The connecting particle kî ("for") grounds the exuberant joy of verse 10 in a theological reason: what God has done is as certain and as generative as the earth's own fecundity. The prophet reaches for an agricultural metaphor — the earth's budding (ṣěmāḥ) and the garden's sprouting (zěrû'îm) — to convey the inevitability and abundance of divine salvation. The earth does not deliberate about whether to produce; it is in its very nature to bring forth life from what is planted.

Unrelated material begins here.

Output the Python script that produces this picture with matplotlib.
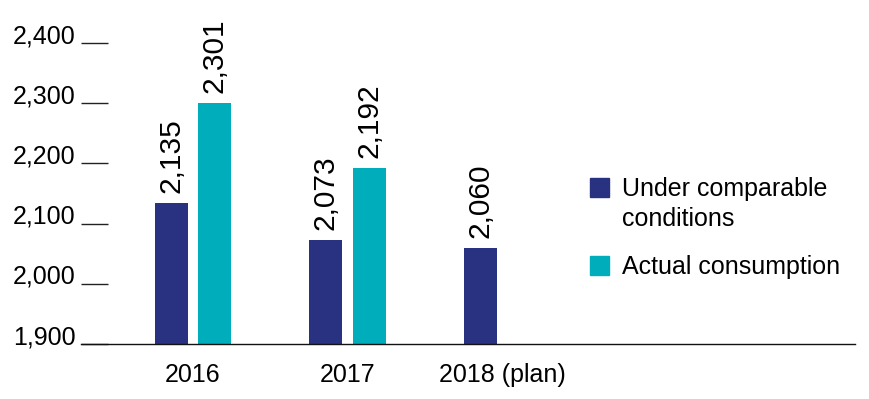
import numpy as np
import matplotlib
matplotlib.use("Agg")
import matplotlib.pyplot as plt
from matplotlib.patches import Rectangle
from matplotlib.ticker import FuncFormatter

years = ["2016", "2017", "2018 (plan)"]
comparable = [2135, 2073, 2060]
actual = [2301, 2192]
series_names = ["Under comparable\nconditions", "Actual consumption"]

navy = "#283280"
teal = "#00AEBB"

plt.rcParams["font.family"] = ["Liberation Sans", "DejaVu Sans"]

W, H = 870, 399
fig = plt.figure(figsize=(W / 100, H / 100), dpi=100)
ax = fig.add_axes([81 / W, 55 / H, (855 - 81) / W, (344 - 43) / H])

x = np.arange(len(years))
width = 0.214
off = 0.141

b1 = ax.bar(x - off, comparable, width, color=navy)
b2 = ax.bar(x[:len(actual)] + off, actual, width, color=teal)

for bars, vals in [(b1, comparable), (b2, actual)]:
    for rect, v in zip(bars, vals):
        ax.annotate(f"{v:,}", (rect.get_x() + rect.get_width() / 2, v),
                    xytext=(0, 7), textcoords="offset points",
                    rotation=90, ha="center", va="bottom", fontsize=21.5,
                    annotation_clip=False)

ax.set_ylim(1900, 2400)
ax.set_xlim(-0.725, 4.285)
ax.set_yticks(np.arange(1900, 2401, 100))
ax.yaxis.set_major_formatter(FuncFormatter(lambda v, p: f"{v:,.0f}"))
ax.tick_params(axis="y", direction="in", length=19.5, width=1.0,
               color="#222222", pad=4, labelsize=18)
for lbl in ax.get_yticklabels():
    lbl.set_verticalalignment("baseline")

ax.set_xticks(x)
ax.set_xticklabels(years)
ax.tick_params(axis="x", length=0, pad=14, labelsize=18)

for s in ["top", "right", "left"]:
    ax.spines[s].set_visible(False)
ax.spines["bottom"].set_color("#111111")
ax.spines["bottom"].set_linewidth(1.0)

# legend drawn by hand so the square sits at the first text line
for col, name, top in [(navy, series_names[0], 178), (teal, series_names[1], 256)]:
    fig.patches.append(Rectangle((590 / W, 1 - (top + 19) / H), 19 / W, 19 / H,
                                 transform=fig.transFigure, color=col))
    fig.text(622 / W, 1 - (top - 1) / H, name, fontsize=18, va="top",
             ha="left", linespacing=1.3)

fig.savefig("out.png", dpi=100)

The ṣěmāḥ ("sprout, shoot, branch") carries messianic weight in prophetic literature. In Jeremiah 23:5 and 33:15, the LORD promises to raise up for David "a righteous Branch (ṣěmāḥ ṣaddîq)"; in Zechariah 3:8 and 6:12, "the Branch" is explicitly a messianic title for the coming one who will build the Temple of the LORD. By using this word here alongside ṣedāqâ (righteousness), Isaiah tethers cosmic fruitfulness to the coming Davidic figure. What will spring forth is righteousness and praise (těhillâ) — not merely before Israel but "before all the nations" (lěpānê kol-haggôyîm). Salvation has a universal horizon; the whole world becomes the garden in which God's righteous act blooms.
Typological and Spiritual Senses: Read through the lens of the sensus plenior — the fuller sense discerned in light of Christ — these verses acquire extraordinary density. The "garments of salvation" become the white garment of Baptism, given by God himself, not earned. The bridegroom-priest image converges in the person of Christ, who is simultaneously the eternal High Priest (Heb 4:14) and the Bridegroom of the Church (Eph 5:25–32; Rev 21:2). The blossoming Branch of verse 11 is none other than the "shoot from the stump of Jesse" (Isa 11:1), whom St. Jerome and the entire patristic tradition identify with Christ. The ṣěmāḥ that springs from the earth evokes the grain of wheat that falls and dies and bears much fruit (John 12:24) — the Resurrection as the ultimate bursting forth of righteousness before all nations.